> **The request**
Output every entry exactly as written, skipping any pictures.

> **Supplied data**

»»

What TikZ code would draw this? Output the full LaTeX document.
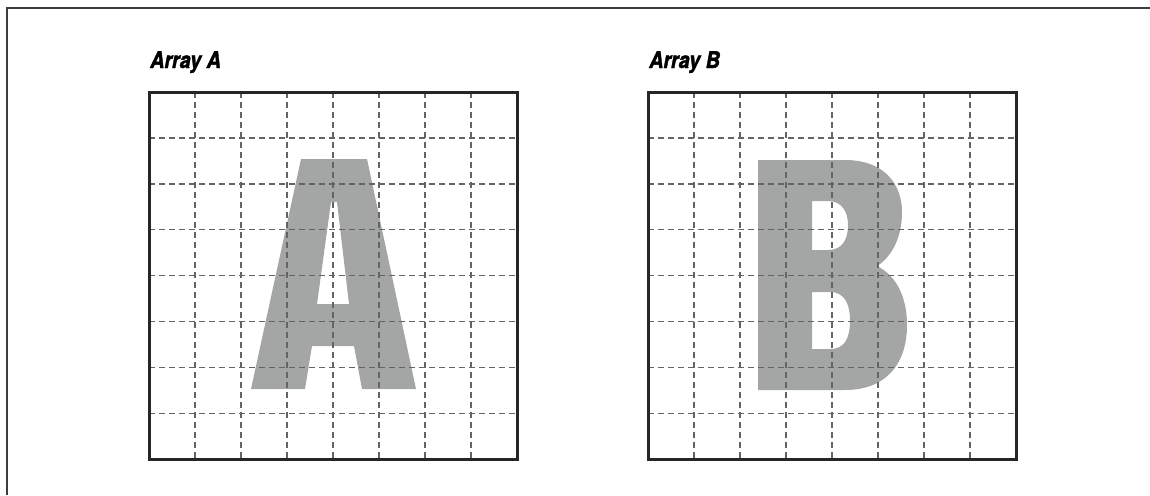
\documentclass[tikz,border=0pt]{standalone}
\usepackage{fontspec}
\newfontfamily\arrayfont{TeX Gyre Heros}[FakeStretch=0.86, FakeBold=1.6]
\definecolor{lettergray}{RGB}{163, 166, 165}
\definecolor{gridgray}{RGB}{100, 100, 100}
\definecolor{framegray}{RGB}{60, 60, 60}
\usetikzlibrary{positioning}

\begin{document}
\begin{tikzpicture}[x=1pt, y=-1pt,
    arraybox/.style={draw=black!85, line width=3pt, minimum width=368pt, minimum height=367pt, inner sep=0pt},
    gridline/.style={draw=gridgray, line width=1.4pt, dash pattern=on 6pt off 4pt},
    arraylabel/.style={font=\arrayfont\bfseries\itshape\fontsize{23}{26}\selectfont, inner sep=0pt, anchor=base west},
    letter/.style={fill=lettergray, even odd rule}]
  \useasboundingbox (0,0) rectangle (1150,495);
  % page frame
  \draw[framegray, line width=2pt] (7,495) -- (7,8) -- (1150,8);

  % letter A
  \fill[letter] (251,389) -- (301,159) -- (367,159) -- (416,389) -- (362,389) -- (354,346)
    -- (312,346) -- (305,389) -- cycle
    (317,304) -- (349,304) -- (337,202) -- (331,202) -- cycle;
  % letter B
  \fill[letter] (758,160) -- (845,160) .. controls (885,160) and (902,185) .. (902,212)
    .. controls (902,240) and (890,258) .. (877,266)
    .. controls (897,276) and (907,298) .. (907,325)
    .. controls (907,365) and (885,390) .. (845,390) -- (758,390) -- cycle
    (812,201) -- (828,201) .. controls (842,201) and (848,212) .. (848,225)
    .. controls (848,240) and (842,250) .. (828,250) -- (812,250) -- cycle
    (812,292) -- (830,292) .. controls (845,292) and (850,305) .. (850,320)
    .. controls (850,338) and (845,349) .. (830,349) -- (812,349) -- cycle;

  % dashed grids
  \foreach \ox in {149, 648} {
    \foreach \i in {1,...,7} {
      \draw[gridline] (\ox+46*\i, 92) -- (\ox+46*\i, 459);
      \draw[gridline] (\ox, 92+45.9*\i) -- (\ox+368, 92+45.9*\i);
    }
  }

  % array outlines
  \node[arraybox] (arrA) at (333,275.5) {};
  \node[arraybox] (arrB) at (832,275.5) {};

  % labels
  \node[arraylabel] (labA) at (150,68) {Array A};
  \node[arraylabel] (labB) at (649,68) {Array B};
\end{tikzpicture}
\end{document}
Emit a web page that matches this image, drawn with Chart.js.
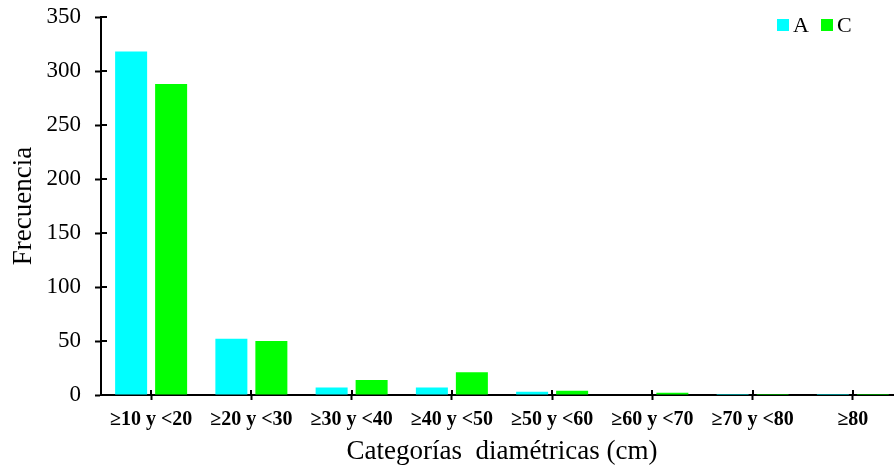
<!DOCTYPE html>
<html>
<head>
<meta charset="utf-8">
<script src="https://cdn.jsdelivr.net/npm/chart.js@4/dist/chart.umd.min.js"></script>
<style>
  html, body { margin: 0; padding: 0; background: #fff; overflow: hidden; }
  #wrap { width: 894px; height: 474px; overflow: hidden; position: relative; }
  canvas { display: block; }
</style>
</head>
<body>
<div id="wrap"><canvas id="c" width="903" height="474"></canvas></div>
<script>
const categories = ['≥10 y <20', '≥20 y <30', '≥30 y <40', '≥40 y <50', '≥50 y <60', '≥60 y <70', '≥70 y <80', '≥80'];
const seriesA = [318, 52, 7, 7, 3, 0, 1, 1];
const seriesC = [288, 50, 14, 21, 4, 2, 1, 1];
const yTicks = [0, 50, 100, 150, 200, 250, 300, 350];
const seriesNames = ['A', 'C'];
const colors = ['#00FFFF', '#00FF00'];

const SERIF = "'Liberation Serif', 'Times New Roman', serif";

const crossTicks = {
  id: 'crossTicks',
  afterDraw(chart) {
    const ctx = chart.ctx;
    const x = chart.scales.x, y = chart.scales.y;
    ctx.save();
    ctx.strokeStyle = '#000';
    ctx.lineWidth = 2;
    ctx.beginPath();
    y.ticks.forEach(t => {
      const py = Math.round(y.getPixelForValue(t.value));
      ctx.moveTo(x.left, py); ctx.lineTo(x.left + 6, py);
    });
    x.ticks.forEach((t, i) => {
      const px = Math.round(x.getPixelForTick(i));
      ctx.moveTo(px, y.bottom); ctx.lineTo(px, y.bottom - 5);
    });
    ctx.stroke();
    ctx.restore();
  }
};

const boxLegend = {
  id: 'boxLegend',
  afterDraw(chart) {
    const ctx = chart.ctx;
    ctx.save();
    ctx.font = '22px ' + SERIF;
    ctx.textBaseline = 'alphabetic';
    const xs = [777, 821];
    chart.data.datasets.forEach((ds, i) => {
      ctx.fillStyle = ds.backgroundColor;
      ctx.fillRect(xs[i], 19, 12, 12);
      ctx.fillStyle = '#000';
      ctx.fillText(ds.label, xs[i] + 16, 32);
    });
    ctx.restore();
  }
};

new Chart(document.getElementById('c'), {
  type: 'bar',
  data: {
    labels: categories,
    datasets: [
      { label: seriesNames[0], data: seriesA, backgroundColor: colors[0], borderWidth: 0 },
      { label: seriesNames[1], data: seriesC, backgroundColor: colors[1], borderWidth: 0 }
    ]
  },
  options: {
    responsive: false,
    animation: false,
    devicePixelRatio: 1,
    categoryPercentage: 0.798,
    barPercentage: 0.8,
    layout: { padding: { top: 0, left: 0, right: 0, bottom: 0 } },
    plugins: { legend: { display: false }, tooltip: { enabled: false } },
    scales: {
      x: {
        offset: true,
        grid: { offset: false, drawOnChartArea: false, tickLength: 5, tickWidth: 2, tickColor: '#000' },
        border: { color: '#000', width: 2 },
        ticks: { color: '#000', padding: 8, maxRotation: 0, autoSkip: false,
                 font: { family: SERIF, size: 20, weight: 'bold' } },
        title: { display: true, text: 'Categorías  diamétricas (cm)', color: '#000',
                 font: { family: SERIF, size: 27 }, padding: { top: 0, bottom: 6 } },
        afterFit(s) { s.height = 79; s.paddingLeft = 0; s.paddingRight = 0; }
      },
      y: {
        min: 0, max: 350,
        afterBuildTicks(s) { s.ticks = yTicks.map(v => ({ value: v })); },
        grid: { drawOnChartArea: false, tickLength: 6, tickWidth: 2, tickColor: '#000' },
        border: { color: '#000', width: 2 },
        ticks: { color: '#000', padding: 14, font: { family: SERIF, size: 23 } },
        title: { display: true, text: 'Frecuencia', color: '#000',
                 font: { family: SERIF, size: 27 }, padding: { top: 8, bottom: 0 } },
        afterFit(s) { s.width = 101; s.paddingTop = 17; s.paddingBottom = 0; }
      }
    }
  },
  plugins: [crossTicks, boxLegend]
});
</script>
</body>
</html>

««

> **Correct response**
What TikZ code would draw this? Output the full LaTeX document.
\documentclass[tikz,border=0pt]{standalone}
\usepackage{fontspec}
\newfontfamily\arrayfont{TeX Gyre Heros}[FakeStretch=0.86, FakeBold=1.6]
\definecolor{lettergray}{RGB}{163, 166, 165}
\definecolor{gridgray}{RGB}{100, 100, 100}
\definecolor{framegray}{RGB}{60, 60, 60}
\usetikzlibrary{positioning}

\begin{document}
\begin{tikzpicture}[x=1pt, y=-1pt,
    arraybox/.style={draw=black!85, line width=3pt, minimum width=368pt, minimum height=367pt, inner sep=0pt},
    gridline/.style={draw=gridgray, line width=1.4pt, dash pattern=on 6pt off 4pt},
    arraylabel/.style={font=\arrayfont\bfseries\itshape\fontsize{23}{26}\selectfont, inner sep=0pt, anchor=base west},
    letter/.style={fill=lettergray, even odd rule}]
  \useasboundingbox (0,0) rectangle (1150,495);
  % page frame
  \draw[framegray, line width=2pt] (7,495) -- (7,8) -- (1150,8);

  % letter A
  \fill[letter] (251,389) -- (301,159) -- (367,159) -- (416,389) -- (362,389) -- (354,346)
    -- (312,346) -- (305,389) -- cycle
    (317,304) -- (349,304) -- (337,202) -- (331,202) -- cycle;
  % letter B
  \fill[letter] (758,160) -- (845,160) .. controls (885,160) and (902,185) .. (902,212)
    .. controls (902,240) and (890,258) .. (877,266)
    .. controls (897,276) and (907,298) .. (907,325)
    .. controls (907,365) and (885,390) .. (845,390) -- (758,390) -- cycle
    (812,201) -- (828,201) .. controls (842,201) and (848,212) .. (848,225)
    .. controls (848,240) and (842,250) .. (828,250) -- (812,250) -- cycle
    (812,292) -- (830,292) .. controls (845,292) and (850,305) .. (850,320)
    .. controls (850,338) and (845,349) .. (830,349) -- (812,349) -- cycle;

  % dashed grids
  \foreach \ox in {149, 648} {
    \foreach \i in {1,...,7} {
      \draw[gridline] (\ox+46*\i, 92) -- (\ox+46*\i, 459);
      \draw[gridline] (\ox, 92+45.9*\i) -- (\ox+368, 92+45.9*\i);
    }
  }

  % array outlines
  \node[arraybox] (arrA) at (333,275.5) {};
  \node[arraybox] (arrB) at (832,275.5) {};

  % labels
  \node[arraylabel] (labA) at (150,68) {Array A};
  \node[arraylabel] (labB) at (649,68) {Array B};
\end{tikzpicture}
\end{document}
Emit a web page that matches this image, drawn with Chart.js.
<!DOCTYPE html>
<html>
<head>
<meta charset="utf-8">
<script src="https://cdn.jsdelivr.net/npm/chart.js@4/dist/chart.umd.min.js"></script>
<style>
  html, body { margin: 0; padding: 0; background: #fff; overflow: hidden; }
  #wrap { width: 894px; height: 474px; overflow: hidden; position: relative; }
  canvas { display: block; }
</style>
</head>
<body>
<div id="wrap"><canvas id="c" width="903" height="474"></canvas></div>
<script>
const categories = ['≥10 y <20', '≥20 y <30', '≥30 y <40', '≥40 y <50', '≥50 y <60', '≥60 y <70', '≥70 y <80', '≥80'];
const seriesA = [318, 52, 7, 7, 3, 0, 1, 1];
const seriesC = [288, 50, 14, 21, 4, 2, 1, 1];
const yTicks = [0, 50, 100, 150, 200, 250, 300, 350];
const seriesNames = ['A', 'C'];
const colors = ['#00FFFF', '#00FF00'];

const SERIF = "'Liberation Serif', 'Times New Roman', serif";

const crossTicks = {
  id: 'crossTicks',
  afterDraw(chart) {
    const ctx = chart.ctx;
    const x = chart.scales.x, y = chart.scales.y;
    ctx.save();
    ctx.strokeStyle = '#000';
    ctx.lineWidth = 2;
    ctx.beginPath();
    y.ticks.forEach(t => {
      const py = Math.round(y.getPixelForValue(t.value));
      ctx.moveTo(x.left, py); ctx.lineTo(x.left + 6, py);
    });
    x.ticks.forEach((t, i) => {
      const px = Math.round(x.getPixelForTick(i));
      ctx.moveTo(px, y.bottom); ctx.lineTo(px, y.bottom - 5);
    });
    ctx.stroke();
    ctx.restore();
  }
};

const boxLegend = {
  id: 'boxLegend',
  afterDraw(chart) {
    const ctx = chart.ctx;
    ctx.save();
    ctx.font = '22px ' + SERIF;
    ctx.textBaseline = 'alphabetic';
    const xs = [777, 821];
    chart.data.datasets.forEach((ds, i) => {
      ctx.fillStyle = ds.backgroundColor;
      ctx.fillRect(xs[i], 19, 12, 12);
      ctx.fillStyle = '#000';
      ctx.fillText(ds.label, xs[i] + 16, 32);
    });
    ctx.restore();
  }
};

new Chart(document.getElementById('c'), {
  type: 'bar',
  data: {
    labels: categories,
    datasets: [
      { label: seriesNames[0], data: seriesA, backgroundColor: colors[0], borderWidth: 0 },
      { label: seriesNames[1], data: seriesC, backgroundColor: colors[1], borderWidth: 0 }
    ]
  },
  options: {
    responsive: false,
    animation: false,
    devicePixelRatio: 1,
    categoryPercentage: 0.798,
    barPercentage: 0.8,
    layout: { padding: { top: 0, left: 0, right: 0, bottom: 0 } },
    plugins: { legend: { display: false }, tooltip: { enabled: false } },
    scales: {
      x: {
        offset: true,
        grid: { offset: false, drawOnChartArea: false, tickLength: 5, tickWidth: 2, tickColor: '#000' },
        border: { color: '#000', width: 2 },
        ticks: { color: '#000', padding: 8, maxRotation: 0, autoSkip: false,
                 font: { family: SERIF, size: 20, weight: 'bold' } },
        title: { display: true, text: 'Categorías  diamétricas (cm)', color: '#000',
                 font: { family: SERIF, size: 27 }, padding: { top: 0, bottom: 6 } },
        afterFit(s) { s.height = 79; s.paddingLeft = 0; s.paddingRight = 0; }
      },
      y: {
        min: 0, max: 350,
        afterBuildTicks(s) { s.ticks = yTicks.map(v => ({ value: v })); },
        grid: { drawOnChartArea: false, tickLength: 6, tickWidth: 2, tickColor: '#000' },
        border: { color: '#000', width: 2 },
        ticks: { color: '#000', padding: 14, font: { family: SERIF, size: 23 } },
        title: { display: true, text: 'Frecuencia', color: '#000',
                 font: { family: SERIF, size: 27 }, padding: { top: 8, bottom: 0 } },
        afterFit(s) { s.width = 101; s.paddingTop = 17; s.paddingBottom = 0; }
      }
    }
  },
  plugins: [crossTicks, boxLegend]
});
</script>
</body>
</html>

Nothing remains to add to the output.